== Information provided ==
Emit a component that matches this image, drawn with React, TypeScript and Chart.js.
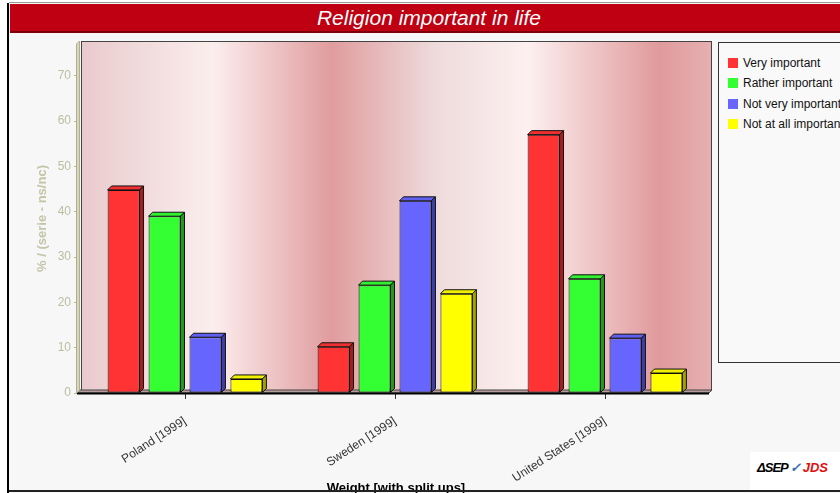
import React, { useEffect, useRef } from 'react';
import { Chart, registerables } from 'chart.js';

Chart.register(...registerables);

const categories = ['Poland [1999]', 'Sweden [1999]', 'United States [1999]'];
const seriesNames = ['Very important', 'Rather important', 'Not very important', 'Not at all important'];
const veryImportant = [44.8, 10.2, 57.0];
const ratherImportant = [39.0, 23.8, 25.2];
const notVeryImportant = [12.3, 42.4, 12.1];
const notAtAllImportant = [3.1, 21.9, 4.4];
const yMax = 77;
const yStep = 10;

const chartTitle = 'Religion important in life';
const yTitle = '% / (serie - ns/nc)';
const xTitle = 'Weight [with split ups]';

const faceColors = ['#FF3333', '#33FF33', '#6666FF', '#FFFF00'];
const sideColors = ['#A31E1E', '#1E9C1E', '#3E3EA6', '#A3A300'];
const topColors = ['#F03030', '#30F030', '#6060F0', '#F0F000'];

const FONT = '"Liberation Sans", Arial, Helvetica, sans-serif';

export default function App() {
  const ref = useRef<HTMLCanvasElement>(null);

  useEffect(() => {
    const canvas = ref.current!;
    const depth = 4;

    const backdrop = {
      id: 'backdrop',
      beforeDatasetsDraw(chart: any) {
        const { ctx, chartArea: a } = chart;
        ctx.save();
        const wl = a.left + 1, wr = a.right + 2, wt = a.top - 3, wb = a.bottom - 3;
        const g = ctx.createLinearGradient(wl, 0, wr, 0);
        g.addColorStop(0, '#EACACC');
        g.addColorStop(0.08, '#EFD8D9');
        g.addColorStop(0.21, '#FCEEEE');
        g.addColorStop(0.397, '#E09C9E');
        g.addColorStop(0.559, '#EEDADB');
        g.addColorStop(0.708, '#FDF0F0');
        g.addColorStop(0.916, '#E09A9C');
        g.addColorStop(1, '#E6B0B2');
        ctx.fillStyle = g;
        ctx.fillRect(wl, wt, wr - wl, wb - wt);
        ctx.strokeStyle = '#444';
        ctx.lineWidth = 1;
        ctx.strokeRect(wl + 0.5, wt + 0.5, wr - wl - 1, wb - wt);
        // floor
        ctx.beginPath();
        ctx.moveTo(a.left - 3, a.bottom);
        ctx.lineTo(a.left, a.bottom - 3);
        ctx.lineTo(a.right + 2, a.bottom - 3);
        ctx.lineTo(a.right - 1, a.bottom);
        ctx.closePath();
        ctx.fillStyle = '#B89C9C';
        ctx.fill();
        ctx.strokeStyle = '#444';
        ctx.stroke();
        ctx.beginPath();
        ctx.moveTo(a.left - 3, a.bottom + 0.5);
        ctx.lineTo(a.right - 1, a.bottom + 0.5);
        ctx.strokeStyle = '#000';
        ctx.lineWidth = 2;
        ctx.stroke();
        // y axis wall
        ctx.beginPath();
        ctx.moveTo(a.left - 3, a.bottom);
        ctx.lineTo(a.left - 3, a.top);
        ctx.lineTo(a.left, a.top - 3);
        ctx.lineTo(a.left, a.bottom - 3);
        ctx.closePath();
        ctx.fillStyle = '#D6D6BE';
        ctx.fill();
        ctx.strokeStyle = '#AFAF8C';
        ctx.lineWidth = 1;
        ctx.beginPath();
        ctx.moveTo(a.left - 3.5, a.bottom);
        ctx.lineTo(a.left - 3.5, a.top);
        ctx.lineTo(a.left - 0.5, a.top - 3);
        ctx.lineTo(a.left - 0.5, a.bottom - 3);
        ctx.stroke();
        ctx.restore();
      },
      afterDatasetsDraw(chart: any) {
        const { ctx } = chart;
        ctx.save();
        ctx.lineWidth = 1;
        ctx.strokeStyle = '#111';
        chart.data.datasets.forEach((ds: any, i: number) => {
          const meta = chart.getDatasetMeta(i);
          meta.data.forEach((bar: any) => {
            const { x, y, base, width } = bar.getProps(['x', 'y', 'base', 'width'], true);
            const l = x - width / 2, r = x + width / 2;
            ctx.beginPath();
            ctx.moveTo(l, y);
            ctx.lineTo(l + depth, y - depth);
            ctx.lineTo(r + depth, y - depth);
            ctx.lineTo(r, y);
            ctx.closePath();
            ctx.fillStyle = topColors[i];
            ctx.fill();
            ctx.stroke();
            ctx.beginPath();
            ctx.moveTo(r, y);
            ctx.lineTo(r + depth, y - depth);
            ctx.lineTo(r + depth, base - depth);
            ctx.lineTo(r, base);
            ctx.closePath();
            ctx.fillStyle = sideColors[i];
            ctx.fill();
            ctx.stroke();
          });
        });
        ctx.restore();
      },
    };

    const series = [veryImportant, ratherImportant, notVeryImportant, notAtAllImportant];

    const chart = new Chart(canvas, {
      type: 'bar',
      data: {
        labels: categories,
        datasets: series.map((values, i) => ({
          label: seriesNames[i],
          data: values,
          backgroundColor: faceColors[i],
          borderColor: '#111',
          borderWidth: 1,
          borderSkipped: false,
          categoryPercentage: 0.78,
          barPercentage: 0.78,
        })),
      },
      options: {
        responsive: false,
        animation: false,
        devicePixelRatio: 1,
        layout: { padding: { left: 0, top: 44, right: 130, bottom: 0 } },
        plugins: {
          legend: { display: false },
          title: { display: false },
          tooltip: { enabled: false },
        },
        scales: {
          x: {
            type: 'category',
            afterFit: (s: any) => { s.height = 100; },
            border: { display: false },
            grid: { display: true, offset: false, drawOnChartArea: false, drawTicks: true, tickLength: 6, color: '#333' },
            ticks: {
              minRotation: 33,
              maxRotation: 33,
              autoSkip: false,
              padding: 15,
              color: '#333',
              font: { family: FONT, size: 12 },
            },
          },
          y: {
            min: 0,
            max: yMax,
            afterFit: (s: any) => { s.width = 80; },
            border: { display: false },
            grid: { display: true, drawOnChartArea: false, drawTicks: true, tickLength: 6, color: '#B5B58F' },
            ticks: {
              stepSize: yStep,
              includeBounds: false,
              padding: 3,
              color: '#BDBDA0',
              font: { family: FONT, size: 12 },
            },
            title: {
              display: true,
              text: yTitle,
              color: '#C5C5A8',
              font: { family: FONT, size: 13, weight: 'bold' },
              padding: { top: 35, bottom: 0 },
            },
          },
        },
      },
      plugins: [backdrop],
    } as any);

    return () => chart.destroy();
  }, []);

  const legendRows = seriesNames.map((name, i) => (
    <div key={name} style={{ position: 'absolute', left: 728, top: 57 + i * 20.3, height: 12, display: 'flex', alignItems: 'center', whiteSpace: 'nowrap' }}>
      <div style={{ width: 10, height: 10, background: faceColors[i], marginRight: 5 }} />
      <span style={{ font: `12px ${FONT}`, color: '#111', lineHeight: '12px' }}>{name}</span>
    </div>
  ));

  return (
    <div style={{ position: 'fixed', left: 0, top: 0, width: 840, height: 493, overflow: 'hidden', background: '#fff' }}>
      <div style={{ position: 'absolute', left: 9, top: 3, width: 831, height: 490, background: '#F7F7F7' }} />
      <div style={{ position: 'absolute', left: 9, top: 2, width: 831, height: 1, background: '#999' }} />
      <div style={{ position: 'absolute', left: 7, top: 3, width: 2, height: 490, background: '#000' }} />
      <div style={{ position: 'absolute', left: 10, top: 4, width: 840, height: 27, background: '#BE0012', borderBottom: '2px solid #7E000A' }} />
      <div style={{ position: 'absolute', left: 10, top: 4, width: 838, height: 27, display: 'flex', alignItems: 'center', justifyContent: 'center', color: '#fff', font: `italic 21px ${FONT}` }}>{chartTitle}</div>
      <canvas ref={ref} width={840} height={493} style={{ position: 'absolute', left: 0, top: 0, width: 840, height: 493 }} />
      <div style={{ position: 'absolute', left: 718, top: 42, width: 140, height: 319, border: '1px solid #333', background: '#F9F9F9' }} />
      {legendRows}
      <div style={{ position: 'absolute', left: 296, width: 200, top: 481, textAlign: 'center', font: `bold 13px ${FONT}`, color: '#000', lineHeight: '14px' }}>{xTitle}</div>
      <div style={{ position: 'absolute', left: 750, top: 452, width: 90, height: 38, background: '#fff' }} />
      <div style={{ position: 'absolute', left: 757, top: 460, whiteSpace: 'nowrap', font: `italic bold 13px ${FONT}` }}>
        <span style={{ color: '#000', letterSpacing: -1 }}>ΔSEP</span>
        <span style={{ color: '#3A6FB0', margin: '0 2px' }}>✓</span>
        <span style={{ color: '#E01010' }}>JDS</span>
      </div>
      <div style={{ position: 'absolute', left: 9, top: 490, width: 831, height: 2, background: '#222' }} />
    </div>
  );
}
===
• Your instructions
Emit the lines of the material exactly, from its first line to the line containing "const ref = useRef<HTMLCanvasElement>(null);", inclusive; leave every picture out.

• Result of the exercise
Emit a component that matches this image, drawn with React, TypeScript and Chart.js.
import React, { useEffect, useRef } from 'react';
import { Chart, registerables } from 'chart.js';

Chart.register(...registerables);

const categories = ['Poland [1999]', 'Sweden [1999]', 'United States [1999]'];
const seriesNames = ['Very important', 'Rather important', 'Not very important', 'Not at all important'];
const veryImportant = [44.8, 10.2, 57.0];
const ratherImportant = [39.0, 23.8, 25.2];
const notVeryImportant = [12.3, 42.4, 12.1];
const notAtAllImportant = [3.1, 21.9, 4.4];
const yMax = 77;
const yStep = 10;

const chartTitle = 'Religion important in life';
const yTitle = '% / (serie - ns/nc)';
const xTitle = 'Weight [with split ups]';

const faceColors = ['#FF3333', '#33FF33', '#6666FF', '#FFFF00'];
const sideColors = ['#A31E1E', '#1E9C1E', '#3E3EA6', '#A3A300'];
const topColors = ['#F03030', '#30F030', '#6060F0', '#F0F000'];

const FONT = '"Liberation Sans", Arial, Helvetica, sans-serif';

export default function App() {
  const ref = useRef<HTMLCanvasElement>(null);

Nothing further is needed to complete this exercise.